#### [Written task]
Copy nothing but the lines below running from the line containing "Generate a Python" through the line containing "from matplotlib.colors import", both end lines included.

#### [Material provided]
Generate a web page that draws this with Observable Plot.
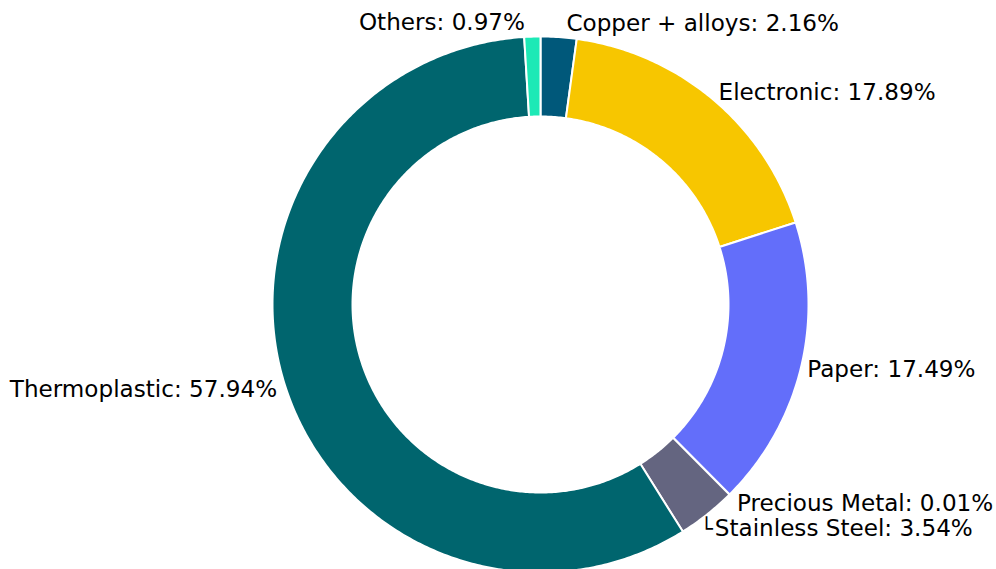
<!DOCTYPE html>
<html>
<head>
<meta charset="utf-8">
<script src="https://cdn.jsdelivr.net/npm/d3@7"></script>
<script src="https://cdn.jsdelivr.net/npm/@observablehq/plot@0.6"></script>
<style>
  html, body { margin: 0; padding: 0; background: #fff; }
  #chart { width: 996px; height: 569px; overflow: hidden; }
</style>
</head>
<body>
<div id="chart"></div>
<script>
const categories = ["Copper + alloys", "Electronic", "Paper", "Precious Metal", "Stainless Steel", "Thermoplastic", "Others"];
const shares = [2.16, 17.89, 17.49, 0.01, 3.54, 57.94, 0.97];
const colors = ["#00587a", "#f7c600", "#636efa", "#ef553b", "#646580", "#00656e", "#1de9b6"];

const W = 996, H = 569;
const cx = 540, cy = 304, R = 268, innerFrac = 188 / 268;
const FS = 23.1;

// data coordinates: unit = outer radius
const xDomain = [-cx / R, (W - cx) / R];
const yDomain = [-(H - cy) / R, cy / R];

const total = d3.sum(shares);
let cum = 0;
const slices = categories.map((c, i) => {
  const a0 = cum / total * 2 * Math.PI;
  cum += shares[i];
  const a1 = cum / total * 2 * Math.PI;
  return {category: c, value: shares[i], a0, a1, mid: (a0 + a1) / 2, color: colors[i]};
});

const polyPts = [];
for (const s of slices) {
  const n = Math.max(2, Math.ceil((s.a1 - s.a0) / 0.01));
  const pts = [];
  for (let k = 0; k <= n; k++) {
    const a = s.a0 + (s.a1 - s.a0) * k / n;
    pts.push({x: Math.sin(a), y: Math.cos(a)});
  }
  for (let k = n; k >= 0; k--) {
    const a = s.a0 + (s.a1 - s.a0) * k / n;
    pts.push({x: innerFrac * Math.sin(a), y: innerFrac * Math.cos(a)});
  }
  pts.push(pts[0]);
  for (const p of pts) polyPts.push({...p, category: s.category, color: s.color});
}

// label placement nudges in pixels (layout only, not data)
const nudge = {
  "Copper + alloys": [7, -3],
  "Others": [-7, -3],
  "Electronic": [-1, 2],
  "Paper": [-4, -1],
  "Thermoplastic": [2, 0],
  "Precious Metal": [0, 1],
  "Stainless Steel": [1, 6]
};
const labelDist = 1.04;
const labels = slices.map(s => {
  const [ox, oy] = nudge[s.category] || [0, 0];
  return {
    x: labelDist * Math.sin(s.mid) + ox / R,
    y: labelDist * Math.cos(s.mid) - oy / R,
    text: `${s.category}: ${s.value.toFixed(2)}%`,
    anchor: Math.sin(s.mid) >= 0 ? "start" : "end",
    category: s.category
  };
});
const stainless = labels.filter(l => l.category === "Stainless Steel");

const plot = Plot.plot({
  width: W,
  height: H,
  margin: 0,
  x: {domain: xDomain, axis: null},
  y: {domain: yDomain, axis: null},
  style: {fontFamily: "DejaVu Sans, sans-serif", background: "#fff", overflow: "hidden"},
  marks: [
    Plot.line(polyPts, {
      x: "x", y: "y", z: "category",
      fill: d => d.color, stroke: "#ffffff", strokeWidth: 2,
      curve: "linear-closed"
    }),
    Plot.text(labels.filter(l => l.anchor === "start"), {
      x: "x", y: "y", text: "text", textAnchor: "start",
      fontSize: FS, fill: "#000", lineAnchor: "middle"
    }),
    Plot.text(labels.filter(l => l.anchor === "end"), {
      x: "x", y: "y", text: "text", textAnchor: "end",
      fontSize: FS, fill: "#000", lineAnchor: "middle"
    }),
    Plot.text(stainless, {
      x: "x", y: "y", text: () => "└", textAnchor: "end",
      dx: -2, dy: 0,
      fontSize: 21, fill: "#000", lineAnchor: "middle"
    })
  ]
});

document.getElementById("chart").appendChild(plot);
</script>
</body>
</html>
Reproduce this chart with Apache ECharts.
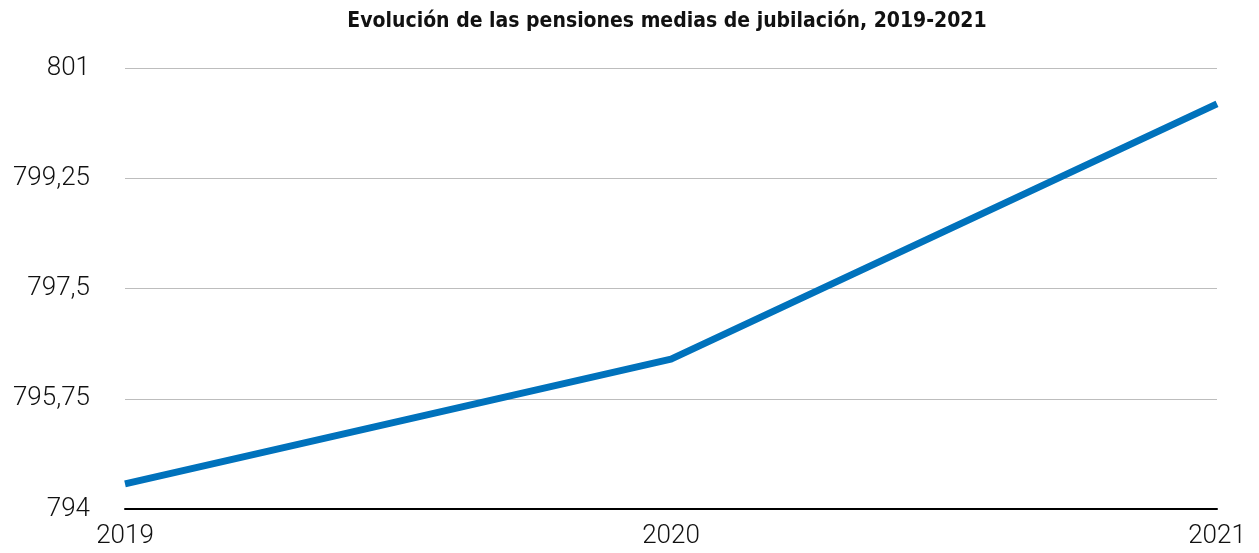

...

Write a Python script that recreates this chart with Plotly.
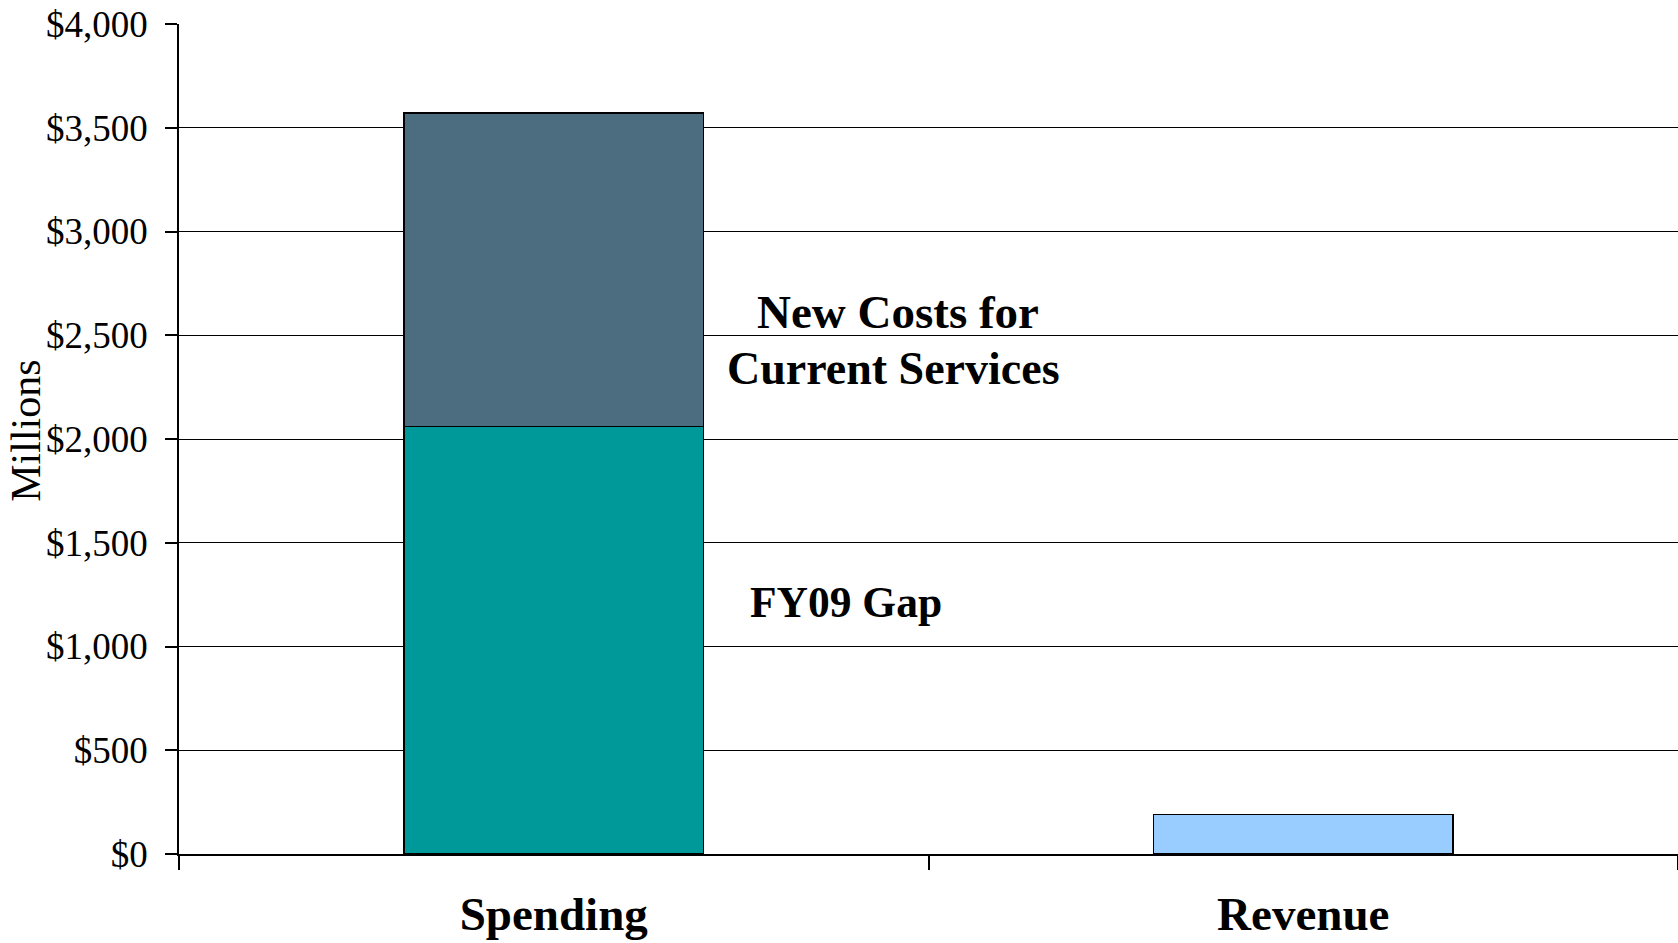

==

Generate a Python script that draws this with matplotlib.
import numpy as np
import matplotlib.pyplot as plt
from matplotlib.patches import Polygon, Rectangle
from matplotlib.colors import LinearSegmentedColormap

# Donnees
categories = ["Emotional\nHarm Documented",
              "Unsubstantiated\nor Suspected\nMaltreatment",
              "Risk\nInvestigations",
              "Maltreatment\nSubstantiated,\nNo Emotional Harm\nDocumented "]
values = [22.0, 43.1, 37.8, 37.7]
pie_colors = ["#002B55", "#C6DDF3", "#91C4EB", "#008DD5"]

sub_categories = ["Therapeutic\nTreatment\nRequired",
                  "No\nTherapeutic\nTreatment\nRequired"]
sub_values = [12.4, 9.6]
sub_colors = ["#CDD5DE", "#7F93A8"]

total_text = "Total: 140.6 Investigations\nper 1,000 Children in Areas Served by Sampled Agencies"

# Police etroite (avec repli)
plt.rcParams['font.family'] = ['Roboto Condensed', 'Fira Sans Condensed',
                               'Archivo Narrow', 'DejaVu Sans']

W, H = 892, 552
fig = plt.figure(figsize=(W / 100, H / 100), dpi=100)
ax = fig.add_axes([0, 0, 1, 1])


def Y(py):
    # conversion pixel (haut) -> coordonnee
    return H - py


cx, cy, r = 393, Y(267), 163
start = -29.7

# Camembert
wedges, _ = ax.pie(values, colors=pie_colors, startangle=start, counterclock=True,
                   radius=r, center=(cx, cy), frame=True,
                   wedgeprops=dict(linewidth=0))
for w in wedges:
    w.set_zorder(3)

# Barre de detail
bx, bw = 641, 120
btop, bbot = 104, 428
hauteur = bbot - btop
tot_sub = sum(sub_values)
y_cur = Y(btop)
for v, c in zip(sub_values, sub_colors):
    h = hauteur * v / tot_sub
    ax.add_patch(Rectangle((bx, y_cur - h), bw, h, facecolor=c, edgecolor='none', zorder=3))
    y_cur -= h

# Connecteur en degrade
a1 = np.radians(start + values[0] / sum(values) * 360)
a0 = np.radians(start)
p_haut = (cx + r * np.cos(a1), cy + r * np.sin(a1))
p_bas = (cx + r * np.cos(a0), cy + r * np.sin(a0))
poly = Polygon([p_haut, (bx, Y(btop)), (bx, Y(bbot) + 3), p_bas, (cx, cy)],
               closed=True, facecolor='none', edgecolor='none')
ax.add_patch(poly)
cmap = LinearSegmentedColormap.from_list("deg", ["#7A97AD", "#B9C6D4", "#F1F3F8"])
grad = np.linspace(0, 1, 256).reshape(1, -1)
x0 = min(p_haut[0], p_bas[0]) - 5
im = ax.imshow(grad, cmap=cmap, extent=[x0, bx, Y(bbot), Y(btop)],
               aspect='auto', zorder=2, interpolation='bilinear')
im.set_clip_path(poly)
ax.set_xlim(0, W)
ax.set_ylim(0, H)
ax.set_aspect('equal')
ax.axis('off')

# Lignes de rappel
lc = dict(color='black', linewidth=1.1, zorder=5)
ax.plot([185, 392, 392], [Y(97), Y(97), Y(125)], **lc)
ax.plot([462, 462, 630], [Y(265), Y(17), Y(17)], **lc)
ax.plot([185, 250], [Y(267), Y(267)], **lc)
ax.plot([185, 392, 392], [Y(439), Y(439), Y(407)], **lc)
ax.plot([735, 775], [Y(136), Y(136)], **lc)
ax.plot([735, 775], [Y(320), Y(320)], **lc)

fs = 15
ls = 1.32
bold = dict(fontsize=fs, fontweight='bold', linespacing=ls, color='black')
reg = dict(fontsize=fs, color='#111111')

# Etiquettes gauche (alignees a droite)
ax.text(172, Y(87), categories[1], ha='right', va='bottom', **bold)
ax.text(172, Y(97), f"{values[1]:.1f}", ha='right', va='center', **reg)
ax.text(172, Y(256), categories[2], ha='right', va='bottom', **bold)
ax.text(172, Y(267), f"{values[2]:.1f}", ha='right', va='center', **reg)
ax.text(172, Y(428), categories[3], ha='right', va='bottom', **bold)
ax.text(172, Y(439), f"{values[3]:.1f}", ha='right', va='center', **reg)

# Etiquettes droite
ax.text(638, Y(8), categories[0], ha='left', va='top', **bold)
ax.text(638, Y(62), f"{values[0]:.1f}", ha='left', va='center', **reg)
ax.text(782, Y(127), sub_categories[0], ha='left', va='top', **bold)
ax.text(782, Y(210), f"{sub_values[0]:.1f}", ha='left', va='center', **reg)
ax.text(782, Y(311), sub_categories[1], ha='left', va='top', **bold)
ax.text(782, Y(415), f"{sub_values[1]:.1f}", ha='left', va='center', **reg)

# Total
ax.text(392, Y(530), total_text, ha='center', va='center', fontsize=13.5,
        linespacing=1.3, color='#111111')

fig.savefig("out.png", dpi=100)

#### [Solution to the problem]
Generate a Python script that draws this with matplotlib.
import numpy as np
import matplotlib.pyplot as plt
from matplotlib.patches import Polygon, Rectangle
from matplotlib.colors import LinearSegmentedColormap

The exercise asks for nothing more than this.